There are some things from which I don’t mind having a break. The hustle and bustle of speed-walking from work to class and then back to work is not something I miss (yet). The commute in the morning is from my bed to my desk. The dress code has become very relaxed. I don’t miss having to spend $4 on a to-go coffee in between class. Now I have free coffee, unlimited refills. My barista, aka Dad, always has a fresh pot brewing when I make my way into the kitchen, also known as the break room.
But even so, I miss my campus community. I was looking forward to the weather finally warming up, to the Terrace opening (!!), and to enjoying my last few weeks in Madison with my friends. In looking at the Union’s online calendar, I have a renewed appreciation for all of the great programming that we offer.
My disappointment about graduation being canceled cannot be emphasized enough. I come from a long line of Badgers, each who begrudgingly donned their cap and gown to sit at Camp Randall. I was the only one who actually wanted to attend their graduation ceremony.
My saving grace is a busy schedule. As a full-time student, I just wouldn’t feel like myself if I weren’t exhausted and overwhelmed all the time. Luckily, I still have a full credit-load and have been working my three, yes three, campus jobs remotely. Maintaining my normal schedule and routine as much as possible has helped me stay productive during this transition.
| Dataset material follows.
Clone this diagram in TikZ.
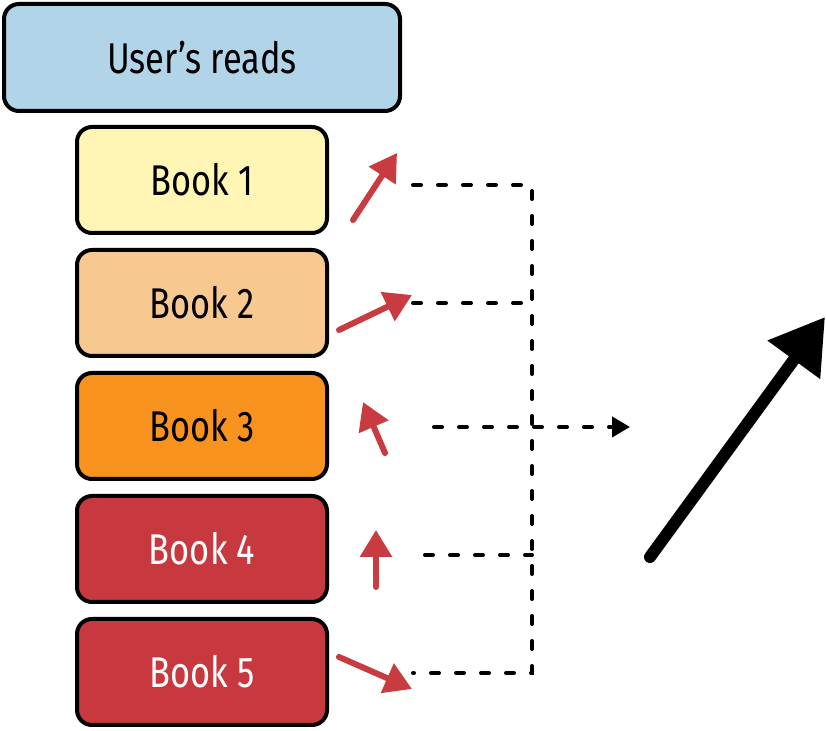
\documentclass[tikz,border=0pt]{standalone}
\usepackage{fontspec}
\setsansfont{Fira Sans}[FakeStretch=0.8]
\usepackage{tikz}
\usetikzlibrary{positioning}
\usetikzlibrary{arrows.meta}
\definecolor{readsblue}{HTML}{B1D4E8}
\definecolor{bookyellow}{HTML}{FFF5B4}
\definecolor{booktan}{HTML}{F8C891}
\definecolor{bookorange}{HTML}{F7931E}
\definecolor{bookred}{HTML}{C8393F}
\definecolor{arrowred}{HTML}{C83C41}
\tikzset{
    node distance=6.5pt, % Gap between two stacked boxes
    every box/.style={ % Sets the properties for each box
        draw=black,
        line width=2pt,
        rounded corners=7.5pt,
        font=\sffamily\fontsize{21.5}{25}\selectfont,
        minimum width=125pt,
        minimum height=53pt
    },
    readsbox/.style={
        every box,
        fill=readsblue,
        minimum width=198pt,
        minimum height=53.5pt
    },
    bookbox/.style={
        every box,
        fill=#1
    },
    trend/.style={ % Small red arrows next to the books
        draw=arrowred,
        line width=3pt,
        line cap=round,
        -{Triangle[length=13.5pt,width=15.5pt]}
    },
    link/.style={ % Dashed connectors
        draw,
        line width=2pt,
        line cap=round,
        dash pattern=on 4pt off 8.5pt
    }
}

\begin{document}
\begin{tikzpicture}[x=0.5pt,y=-0.5pt]
            \useasboundingbox (0,0) rectangle (826,731);

            \node[readsbox] (reads) at (202,57.5) {User’s reads};
            \node[bookbox=bookyellow, below=6pt of reads] (b1) {Book 1};
            \node[bookbox=booktan, below=of b1] (b2) {Book 2};
            \node[bookbox=bookorange, below=of b2] (b3) {Book 3};
            \node[bookbox=bookred, text=white, below=of b3] (b4) {Book 4};
            \node[bookbox=bookred, text=white, below=of b4] (b5) {Book 5};

            % red arrows
            \coordinate (t1) at (353,220);  \coordinate (h1) at (397,153);
            \coordinate (t2) at (339,330);  \coordinate (h2) at (412,295);
            \coordinate (t3) at (385,453);  \coordinate (h3) at (363,402);
            \coordinate (t4) at (376,587);  \coordinate (h4) at (376,530);
            \coordinate (t5) at (339,657);  \coordinate (h5) at (412,689);

            \draw[trend] (t1) -- (h1);
            \draw[trend] (t2) -- (h2);
            \draw[trend] (t3) -- (h3);
            \draw[trend] (t4) -- (h4);
            \draw[trend] (t5) -- (h5);

            % dashed connectors
            \coordinate (d1) at (413,185);
            \coordinate (d2) at (413,303);
            \coordinate (d3) at (434,427);
            \coordinate (d4) at (425,555);
            \coordinate (d5) at (413,673);
            \coordinate (sum) at (630,427);

            \draw[link] (d1) -- (532,185) -- (532,673) -- (d5);
            \draw[link] (d2) -- (532,303);
            \draw[link] (d4) -- (532,555);
            \draw[link, -{Triangle[length=9pt,width=10pt]}] (d3) -- (sum);

            % overall trend
            \coordinate (up0) at (650,557);
            \coordinate (up1) at (825,317);
            \draw[line width=6pt, line cap=round, -{Triangle[length=26.5pt,width=31pt]}] (up0) -- (up1);

        \end{tikzpicture}
\end{document}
I work for a few hours every morning before moving into “school” mode. I attend asynchronous lectures and participate in discussions via an online chat forum. For two of my classes, we log-in to Blackboard at the time of our usual class. With Blackboard, professors can give lectures and split the class into discussion groups for activities. Students can even “raise their hand” to ask a question. If you close your eyes a little and pretend like you aren’t in your pajamas, it almost feels like real classroom.
All joking aside, those classes that meet in real-time have come to mean the world to me. I so greatly appreciate that my professors are making the effort to connect with us and provide some semblance of normalcy. I’m proud of the entire UW-Madison community and the way that students and staff are supporting each other right now. In some ways, I feel more connected to my peers than ever before.
The University has made many difficult decisions in the last few weeks, but I’m grateful that they have made the decisions that they did. It was the correct choice to move classes online and to cancel large community events. The pass-fail option, which was announced this week, will help remove some of the pressure on students during an already tumultuous time.
There is still uncertainty about the future. Most of the post-graduate jobs and internships for which I’ve applied notified me that they are suspending their hiring processes for the foreseeable future or are canceling the position indefinitely. I’m sure everyone has wondered at some point in the last two weeks, “What is my life going to look like after this is over?”
I am trying to stay positive. I still have an education and a source of income thanks to my job at the Wisconsin Union and the ability to work remotely. The events that I looked forward to will still happen, just not when originally scheduled. Our achievements will still be recognized. We will see our friends and loved ones again. The Terrace will open at some point. These things will come sooner if we stay inside and stay healthy. Wisconsin has been doing a great job so far with social distancing, so keep up the great work.
If there’s one thing that I know, it is that the UW-Madison and Wisconsin Union community is strong and stronger together. Someday, when I’m frustrated that I can’t find a sunburst chair in which to watch the sunset, I’ll remember how lucky I am to be outside at all. I hope to see you all at the Terrace, real soon.